What are steroid injections and how are they used?
Some steroids occur naturally in the human body. Artificial steroids act like natural steroids to reduce inflammation.
They’re not the same as anabolic steroids used by body builders to increase their muscle size and strength.
Steroid treatment for arthritis and related conditions can be taken as tablets or given as injections into the affected area.
Steroid injections are often recommended for people with rheumatoid arthritis and other types of inflammatory arthritis. They may also be recommended for osteoarthritis if your joints are very painful or if you need extra pain relief for a time. The injection can reduce inflammation, which in turn should reduce pain.
Steroid injections can’t treat the underlying cause of your condition, but they can treat the symptoms.
A number of different steroids are available for injection. Common examples of steroid injections are:
- hydrocortisone (hi-dro-cor-tee-zone)
- triamcinolone (try-am-sin-o-lone)
- methylprednisolone (meth-al-pred-niss-o-lone).
Some steroid injections start to relieve pain within hours and the effects should last about a week. Your doctor or other healthcare professional might call these short-acting soluble steroids. Soluble means that the drug dissolves quickly in your body and starts working quickly.
Other steroid injections take around a week to become effective but can ease your symptoms for two months or longer. These are described as less soluble, because the drug takes longer to get into your system.
How quick the treatment works, and how long it lasts will also depend on your condition.
Steroid injections can be given to people of all ages, including children and teenagers with juvenile idiopathic arthritis (JIA).
However, steroid injections should be used with care in young people. Only the lowest effective dose should be given, and for the shortest possible time. Too much steroid treatment for children could affect their growth.
How is it taken?
Your doctor or nurse will talk to you about the most appropriate steroid mixture and dose for you. This will depend on your condition and symptoms.
They may want to check your blood pressure and blood sugar levels before your first injection as steroid injections can cause these to rise. They might delay the injection if either is raised.
Depending on where the pain and inflammation is, steroids can be injected:
- directly into an inflamed joint, this is known as an intra-articular injection
- into the soft tissue close to the joint, which is called a peri-articular injection
- into a muscle, which is called an intra-muscular injection.
Most injections are quick and easy to perform. They will be carried out by a healthcare professional in a hospital, clinic or doctors’ surgery.
You may need an ultrasound scan to find where the inflammation is, so the steroid can be injected into a precise spot and have maximum benefit. An ultrasound scan uses high-frequency sound waves to create an image of part of the inside of a body. Many injections can be given without the need for ultrasound.
Sometimes you’ll be given a local anaesthetic with the steroid to reduce the discomfort of the injection. This would mean your pain should be relieved within minutes. The effects of local anaesthetics can wear off within half an hour, unless you’ve been given one that is long acting. You may have some numbness from the anaesthetic that could last up to 24 hours.
Loose-fitting clothes may be more comfortable if you’re going for a steroid injection.

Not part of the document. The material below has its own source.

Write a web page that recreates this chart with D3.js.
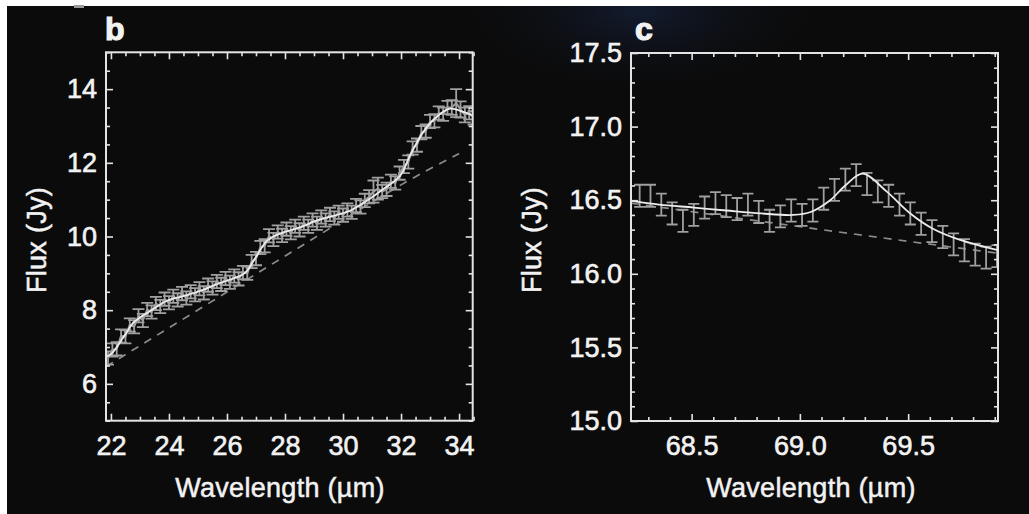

You might be advised to wait for 10 to 15 minutes in the clinic after your steroid injection. If you do have any kind of reaction to the injection, it would be helpful to be around healthcare professionals.
You may want to arrange transport home after the injection, especially if you’re going to have a local anaesthetic, because numbness from the anaesthetic can make it difficult to drive.
For some conditions, such as inflammatory types of arthritis, steroid injections are often useful in the short term while you and your doctor find the right medications to control your arthritis in the long term. In this case, once your arthritis is well controlled the need for injections should be reduced.
Side-effects and risks
Most people have steroid injections without any side effects. They can be a little uncomfortable at the time of injection, but many people feel that this is not as bad as they feared.
Occasionally people notice a flare-up in their joint pain within the first 24 hours after an injection. This usually settles by itself within a couple of days, but taking simple painkillers like paracetamol will help.
The risk of side effects is greatest with the stronger mixtures – methylprednisolone and triamcinolone.
Injections can occasionally cause some thinning or changes in the colour of the skin at the injection site, particularly with the stronger ones.
Very rarely you may get an infection in the joint at the time of an injection. If your joint becomes more painful and hot you should see your doctor immediately, especially if you feel unwell.
People are often concerned about the possibility of other steroid-related side effects such as weight gain. One of the advantages of steroid injections compared to tablets is that often the dose can be kept low. This means that these other side effects are very rare unless injections are given frequently, more than a few times per year.
Steroid injections can sometimes cause temporary changes to women’s periods. They can also cause changes in people’s mood – you may feel very high or very low. This may be more likely if you have a history of mood disturbance. If you’re worried please discuss this with your doctor.